* Dataset excerpt:
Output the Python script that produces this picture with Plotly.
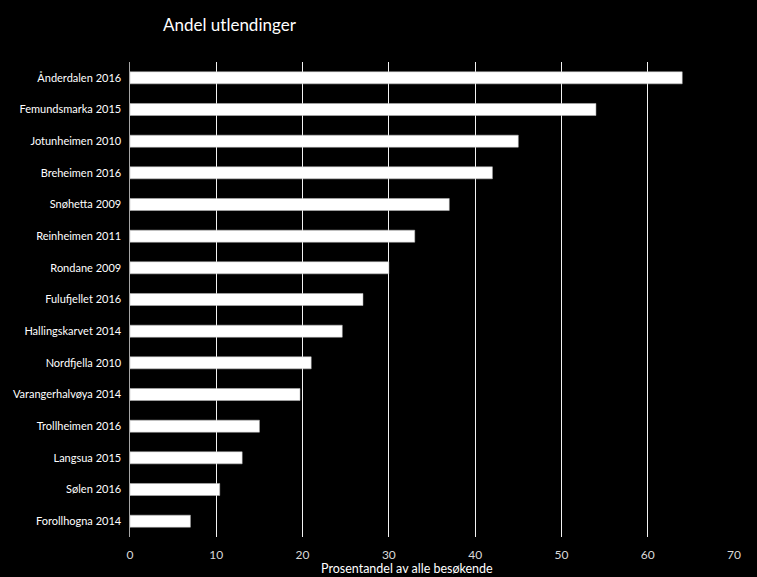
import plotly.graph_objects as go

categories = ["Ånderdalen 2016", "Femundsmarka 2015", "Jotunheimen 2010", "Breheimen 2016",
              "Snøhetta 2009", "Reinheimen 2011", "Rondane 2009", "Fulufjellet 2016",
              "Hallingskarvet 2014", "Nordfjella 2010", "Varangerhalvøya 2014",
              "Trollheimen 2016", "Langsua 2015", "Sølen 2016", "Forollhogna 2014"]
values = [64, 54, 45, 42, 37, 33, 30, 27, 24.6, 21, 19.7, 15, 13, 10.4, 7]
x_ticks = [0, 10, 20, 30, 40, 50, 60, 70]
x_title = "Prosentandel av alle besøkende"

font_family = "Lato, 'Open Sans', sans-serif"

fig = go.Figure(go.Bar(
    y=categories, x=values, orientation="h",
    marker=dict(color="white", line=dict(color="#bfbfbf", width=0.5)),
    width=0.38,
))

fig.update_layout(
    width=757, height=577,
    paper_bgcolor="black", plot_bgcolor="black",
    margin=dict(l=130, r=23, t=62, b=40, autoexpand=False),
    font=dict(family=font_family, color="white", size=11),
    title=dict(text="Andel utlendinger", x=163/757, xanchor="left", y=1 - 25/577, yanchor="middle",
               font=dict(size=17, color="white", family=font_family)),
    showlegend=False,
    bargap=0.62,
)
fig.update_xaxes(
    range=[0, 70], tickvals=x_ticks, showgrid=True, gridcolor="#f2f2f2", gridwidth=1,
    zeroline=False, showline=False, ticks="outside", ticklen=7, tickcolor="black",
    tickfont=dict(size=12, color="#d9d9d9"), automargin=False,
)
fig.update_yaxes(
    categoryorder="array", categoryarray=categories, autorange="reversed", automargin=False,
    showgrid=False, showline=True, linecolor="#a6a6a6", linewidth=1, ticks="",
    ticksuffix="  ", tickfont=dict(size=11, color="white"),
)
fig.add_annotation(
    text=x_title, xref="paper", yref="paper", x=277/604, y=-31/475,
    xanchor="center", yanchor="middle", showarrow=False,
    font=dict(size=12.5, color="white", family=font_family),
)

fig.write_html("out.html")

* Problem statement:
Repeat the data exactly in full, omitting its pictures.

* Completed exercise:
Output the Python script that produces this picture with Plotly.
import plotly.graph_objects as go

categories = ["Ånderdalen 2016", "Femundsmarka 2015", "Jotunheimen 2010", "Breheimen 2016",
              "Snøhetta 2009", "Reinheimen 2011", "Rondane 2009", "Fulufjellet 2016",
              "Hallingskarvet 2014", "Nordfjella 2010", "Varangerhalvøya 2014",
              "Trollheimen 2016", "Langsua 2015", "Sølen 2016", "Forollhogna 2014"]
values = [64, 54, 45, 42, 37, 33, 30, 27, 24.6, 21, 19.7, 15, 13, 10.4, 7]
x_ticks = [0, 10, 20, 30, 40, 50, 60, 70]
x_title = "Prosentandel av alle besøkende"

font_family = "Lato, 'Open Sans', sans-serif"

fig = go.Figure(go.Bar(
    y=categories, x=values, orientation="h",
    marker=dict(color="white", line=dict(color="#bfbfbf", width=0.5)),
    width=0.38,
))

fig.update_layout(
    width=757, height=577,
    paper_bgcolor="black", plot_bgcolor="black",
    margin=dict(l=130, r=23, t=62, b=40, autoexpand=False),
    font=dict(family=font_family, color="white", size=11),
    title=dict(text="Andel utlendinger", x=163/757, xanchor="left", y=1 - 25/577, yanchor="middle",
               font=dict(size=17, color="white", family=font_family)),
    showlegend=False,
    bargap=0.62,
)
fig.update_xaxes(
    range=[0, 70], tickvals=x_ticks, showgrid=True, gridcolor="#f2f2f2", gridwidth=1,
    zeroline=False, showline=False, ticks="outside", ticklen=7, tickcolor="black",
    tickfont=dict(size=12, color="#d9d9d9"), automargin=False,
)
fig.update_yaxes(
    categoryorder="array", categoryarray=categories, autorange="reversed", automargin=False,
    showgrid=False, showline=True, linecolor="#a6a6a6", linewidth=1, ticks="",
    ticksuffix="  ", tickfont=dict(size=11, color="white"),
)
fig.add_annotation(
    text=x_title, xref="paper", yref="paper", x=277/604, y=-31/475,
    xanchor="center", yanchor="middle", showarrow=False,
    font=dict(size=12.5, color="white", family=font_family),
)

fig.write_html("out.html")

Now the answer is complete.